一人附和道:“就是,刘爷,主顾都不追究了,这等杂事咱们就莫要蹚浑水了。”这人见刘爷并未出言呵斥,又大着胆子继续道,“盗马那伙人确实可恶,引走了马群不说,却又有人尾随撒了遍地铁钉,我们人马受阻,还有弟兄中了埋伏,这梁子肯定是结下了。但有一句话说得好,君子报仇,十年不晚。
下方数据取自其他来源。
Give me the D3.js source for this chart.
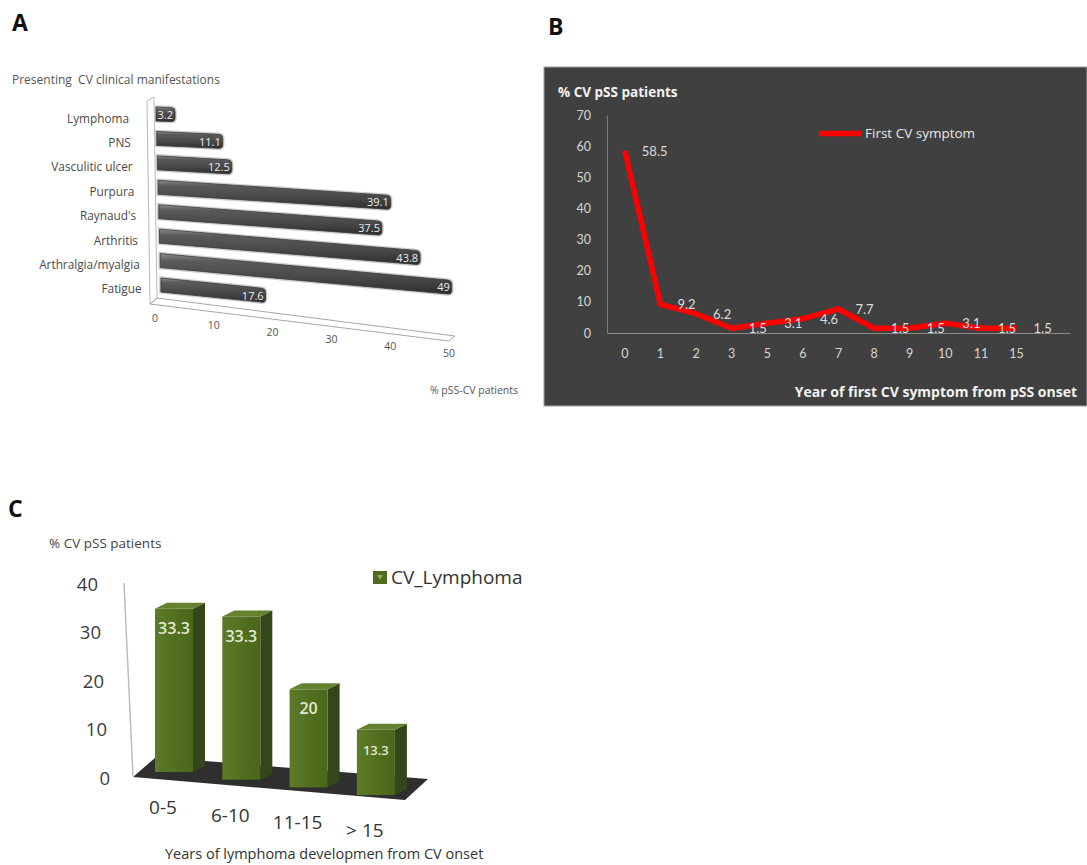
<!DOCTYPE html>
<html><head><meta charset="utf-8">
<script src="https://cdn.jsdelivr.net/npm/d3@7"></script>
<style>
html,body{margin:0;padding:0;background:#fff;}
svg{display:block;font-family:"Open Sans",Lato,sans-serif;}
text{white-space:pre;}
</style></head><body>
<svg id="chart" width="1087" height="865"></svg>
<script>
// Panel A: presenting CV clinical manifestations (% of pSS-CV patients)
const manifestations = ["Lymphoma","PNS","Vasculitic ulcer","Purpura","Raynaud's","Arthritis","Arthralgia/myalgia","Fatigue"];
const manifestationPct = [3.2, 11.1, 12.5, 39.1, 37.5, 43.8, 49, 17.6];
const pctTicksA = [0,10,20,30,40,50];

// Panel B: year of first CV symptom from pSS onset
const onsetYears = ["0","1","2","3","5","6","7","8","9","10","11","15"];
const firstSymptomPct = [58.5, 9.2, 6.2, 1.5, 3.1, 4.6, 7.7, 1.5, 1.5, 3.1, 1.5, 1.5];
const pctTicksB = [0,10,20,30,40,50,60,70];

// Panel C: years of lymphoma development from CV onset
const lymphomaPeriods = ["0-5","6-10","11-15","> 15"];
const lymphomaPct = [33.3, 33.3, 20, 13.3];
const pctTicksC = [0,10,20,30,40];

const svg = d3.select("#chart");
const defs = svg.append("defs");

const gradA = defs.append("linearGradient").attr("id","barA").attr("x1",0).attr("y1",0).attr("x2",0).attr("y2",1);
[[0,"#8c8c8c"],[0.18,"#5b5b5b"],[0.6,"#484848"],[1,"#2e2e2e"]].forEach(([o,c]) =>
  gradA.append("stop").attr("offset",o).attr("stop-color",c));
const gradC = defs.append("linearGradient").attr("id","barC").attr("x1",0).attr("y1",0).attr("x2",1).attr("y2",0);
[[0,"#5c7a28"],[0.5,"#52701f"],[1,"#4a661b"]].forEach(([o,c]) =>
  gradC.append("stop").attr("offset",o).attr("stop-color",c));

// panel letters
[["A",12,31],["B",548,35],["C",8,517]].forEach(([t,x,y]) =>
  svg.append("text").attr("x",x).attr("y",y).text(t)
    .attr("font-weight","bold").attr("font-size",23).attr("fill","#111"));

// ---------------- Panel A ----------------
const gA = svg.append("g");
const rowA = d3.scaleBand().domain(manifestations).range([101.8, 297.2]);
const xA = d3.scaleLinear().domain([0,50]).range([0, 297.5]);
const barHA = 14;
const slopeA = i => 0.038 + i * 0.009;
const startA = i => 156 + i * 0.7;

gA.append("text").attr("x",12).attr("y",84).attr("font-size",12).attr("fill","#555")
  .text("Presenting  CV clinical manifestations");

// back wall
gA.append("path").attr("d","M147,101 L154,97 L157,298 L150,304 Z")
  .attr("fill","none").attr("stroke","#b8b8b8").attr("stroke-width",1);
// floor
gA.append("path").attr("d","M150,304 L157,298 L455,336 L449,341 Z")
  .attr("fill","none").attr("stroke","#a8a8a8").attr("stroke-width",1);

manifestations.forEach((name, i) => {
  const v = manifestationPct[i];
  const x0 = startA(i), len = xA(v), x1 = x0 + len;
  const yc = rowA(name) + rowA.bandwidth()/2;
  const s = slopeA(i);
  const yt0 = yc - barHA/2, yb0 = yc + barHA/2;
  const yt1 = yt0 + len*s, yb1 = yb0 + len*s;
  const r = 4;
  const d = `M${x0},${yt0} L${x1-r},${yt1-r*s} Q${x1},${yt1} ${x1},${yt1+r} L${x1},${yb1-r} Q${x1},${yb1} ${x1-r},${yb1-r*s} L${x0},${yb0} Z`;
  gA.append("path").attr("d",d).attr("fill","none").attr("stroke","#cfcfcf").attr("stroke-width",3.5);
  gA.append("path").attr("d",d).attr("fill","url(#barA)").attr("stroke","#3a3a3a").attr("stroke-width",0.8);
  gA.append("text").attr("x",x1-2).attr("y",(yt1+yb1)/2+4).attr("text-anchor","end")
    .attr("font-size",11).attr("fill","#eeeeee").text(v);
  gA.append("text").attr("x",129 + i*1.8).attr("y",yc+4.5+4).attr("text-anchor","end")
    .attr("font-size",11.8).attr("fill","#4a4a4a").text(name);
});

const tickXA = d3.scaleLinear().domain([0,50]).range([155,449]);
pctTicksA.forEach(t => {
  gA.append("text").attr("x",tickXA(t)).attr("y",318 + t*0.7 + 4).attr("text-anchor","middle")
    .attr("font-size",10.5).attr("fill","#555").text(t);
});
gA.append("text").attr("x",518).attr("y",394).attr("text-anchor","end")
  .attr("font-size",10.5).attr("fill","#555").text("% pSS-CV patients");

// ---------------- Panel B ----------------
const gB = svg.append("g");
gB.append("rect").attr("x",544).attr("y",67).attr("width",543).attr("height",339)
  .attr("fill","#404040").attr("stroke","#a0a0a0").attr("stroke-width",1);

const xB = d3.scaleBand().domain(d3.range(onsetYears.length + 1)).range([607,1070]);
const yB = d3.scaleLinear().domain([0,70]).range([333,115]);
const cx = i => xB(i) + xB.bandwidth()/2;

const axL = gB.append("g").attr("transform","translate(607,0)")
  .call(d3.axisLeft(yB).tickValues(pctTicksB).tickSize(0).tickPadding(16));
axL.select(".domain").attr("stroke","#7c7c7c");
axL.selectAll("text").attr("font-size",12.5).attr("fill","#d6d6d6").attr("font-family","Lato,sans-serif");

const axB = gB.append("g").attr("transform","translate(0,333)")
  .call(d3.axisBottom(xB).tickFormat(i => onsetYears[i] ?? "").tickSize(0).tickPadding(16));
axB.select(".domain").attr("stroke","#8a8a8a");
axB.selectAll("text").attr("font-size",12.5).attr("fill","#d6d6d6").attr("font-family","Lato,sans-serif");

gB.append("path").datum(firstSymptomPct)
  .attr("d", d3.line().x((d,i) => cx(i)).y(d => yB(d)))
  .attr("fill","none").attr("stroke","#ff0000").attr("stroke-width",5.5).attr("stroke-linejoin","round");

firstSymptomPct.forEach((v,i) => {
  gB.append("text").attr("x",cx(i)+17).attr("y",yB(v)+5).attr("font-size",13)
    .attr("font-family","Lato,sans-serif").attr("fill","#dcdcdc").text(v);
});

gB.append("line").attr("x1",819).attr("x2",862).attr("y1",133.5).attr("y2",133.5)
  .attr("stroke","#ff0000").attr("stroke-width",5.5);
gB.append("text").attr("x",865).attr("y",138).attr("font-size",13.5).attr("fill","#e8e8e8").text("First CV symptom");

gB.append("text").attr("x",558).attr("y",97).attr("font-size",13.5).attr("font-weight","bold")
  .attr("fill","#f2f2f2").text("% CV pSS patients");
gB.append("text").attr("x",1077).attr("y",397).attr("text-anchor","end").attr("font-size",14)
  .attr("font-weight","bold").attr("fill","#f2f2f2").text("Year of first CV symptom from pSS onset");

// ---------------- Panel C ----------------
const gC = svg.append("g");
gC.append("text").attr("x",49).attr("y",548).attr("font-size",13.5).attr("fill","#444").text("% CV pSS patients");

const hC = d3.scaleLinear().domain([0,40]).range([0,196]);
const tickYC = d3.scaleLinear().domain([0,40]).range([778,584]);
const xC = d3.scaleBand().domain(lymphomaPeriods).range([155, 394.9]).paddingInner(0.435).paddingOuter(0);
const baseC = x => 772 + (x - 155) * 0.114;
const dx = 12, dy = -6;

// wall axis
gC.append("line").attr("x1",124).attr("y1",583).attr("x2",133).attr("y2",776)
  .attr("stroke","#bdbdbd").attr("stroke-width",1.5);
// floor
gC.append("path").attr("d","M133,777 L156,757 L428,779 L405,800 Z").attr("fill","#2f2f2f");

pctTicksC.forEach(t => {
  gC.append("text").attr("x",110 - t*0.3).attr("y",tickYC(t)+6.5).attr("text-anchor","end")
    .attr("font-size",18.5).attr("fill","#3c3c3c").text(t);
});

lymphomaPeriods.forEach((p,i) => {
  const v = lymphomaPct[i];
  const x = xC(p), w = xC.bandwidth();
  const b = baseC(x), h = hC(v), t = b - h;
  // side face
  gC.append("path").attr("d",`M${x+w},${b} L${x+w+dx},${b+dy} L${x+w+dx},${t+dy} L${x+w},${t} Z`)
    .attr("fill","#34461a");
  // top face
  gC.append("path").attr("d",`M${x},${t} L${x+dx},${t+dy} L${x+w+dx},${t+dy} L${x+w},${t} Z`)
    .attr("fill","#64812f");
  // front face
  gC.append("rect").attr("x",x).attr("y",t).attr("width",w).attr("height",h)
    .attr("fill","url(#barC)");
  gC.append("text").attr("x",x+w/2).attr("y",t+25).attr("text-anchor","middle")
    .attr("font-size", v < 15 ? 13 : 16).attr("font-weight",600).attr("fill","#e2ead2").text(v);
  gC.append("text").attr("x",x+w/2-11).attr("y",b+42).attr("text-anchor","middle")
    .attr("font-size",19).attr("fill","#333").text(p);
});

gC.append("rect").attr("x",373).attr("y",571).attr("width",14).attr("height",13).attr("fill","#4f6b1f");
gC.append("path").attr("d","M377,575 L383,575 L380,580 Z").attr("fill","#8fae55");
gC.append("text").attr("x",391).attr("y",584).attr("font-size",19).attr("fill","#333").text("CV_Lymphoma");

gC.append("text").attr("x",165).attr("y",859).attr("font-size",14.5).attr("fill","#333")
  .text("Years of lymphoma developmen from CV onset");
</script>
</body></html>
”这人声音中有难掩的喜色,显然,引出这样的一个名句,叫他喜不自胜。
另几个围坐着的兄弟轻拍着桌子,附和称是。
刘爷将个茶盏往案上一搁,低低清了清嗓子:“嘴上讲的够痛快了?”冷冷一句,四周原本还壮志凌云的几个手下不作声响,他继续道,“凭你们几个?再过十年,你们也成不了君子,更报不了这个仇,连贼人入京这等消息,都还是爷来告诉你们的,何况报仇?”
为首那人轻声奉承着,想必也是满面笑容堆砌,道:“等刘爷病愈再做责罚!此刻且先别动怒,当心身子。”
刘爷轻哼了一声,道:“你们几个,只怕连仇家都还未曾找对。”那一头话毕,我正待下文,却听轻轻灵灵一声“鶒儿”,我被惊的一个寒战,抬首正对上湘儿一副讶然面孔。一旁围桌而坐的几人,皆不再吭声了。
我拿捏了一刻,装做个疲懒样子,由杌子上站了起来,对湘儿道:“昨夜睡得不踏实,此刻倒有些犯困了。”
湘儿拎了桌上碧青茶壶过来,斟了一小杯茶递给我,在一旁说:“若你倦了,我替你去吧,去那里不过就是买酒,也不一定非要亲力亲为。”
我笑着摇了摇头,接了湘儿的茶,轻抿几口,耳中听得背后刘爷等人又迳自讨论了起来,才答她道:“别别,师傅的吩咐,我还是去一趟,回来再歇也不迟,又不是什么费脑筋的苦差事。”我放了杯子,挽了湘儿,叫她去大门帮我指个方向。
街上人少得很,迎面走过的行人察觉到前方有人,便远远避开,好似来者人人皆含巨毒,只销看上一眼,便会中毒而亡一般。我两只手中各提一坛酒,火急火燎的往永寿堂赶。坛子本身实在太重,开始觉得还好,不出几步,已是很难应付。故此,匆匆赶路的我也并不刻意避开人群。这可当真不是我胆子大,只是走的急了,迎面而来的路人皆是匆忙避之,自然,就为我让了条康庄大道出来。
乐极生悲在此时很恰当。我心中正觉得好笑,脚下忽然一软,直直就摔了下去。“哐哐”两声巨响,两个坛子都从手中脱了出来。我怔了一刻,未及瞧一瞧因何而摔,就匆忙站了起来,想去瞧瞧酒坛子。
若是往日,好说歹说,路人中也得有那么一两个瞧热闹的,今日却十分不同,周遭行人,无一驻步,恍似未闻未见。身后有个熟悉的声音,道:“你怎么能出来的?”他这个话中掺杂着惊讶,我不觉回首望了过去。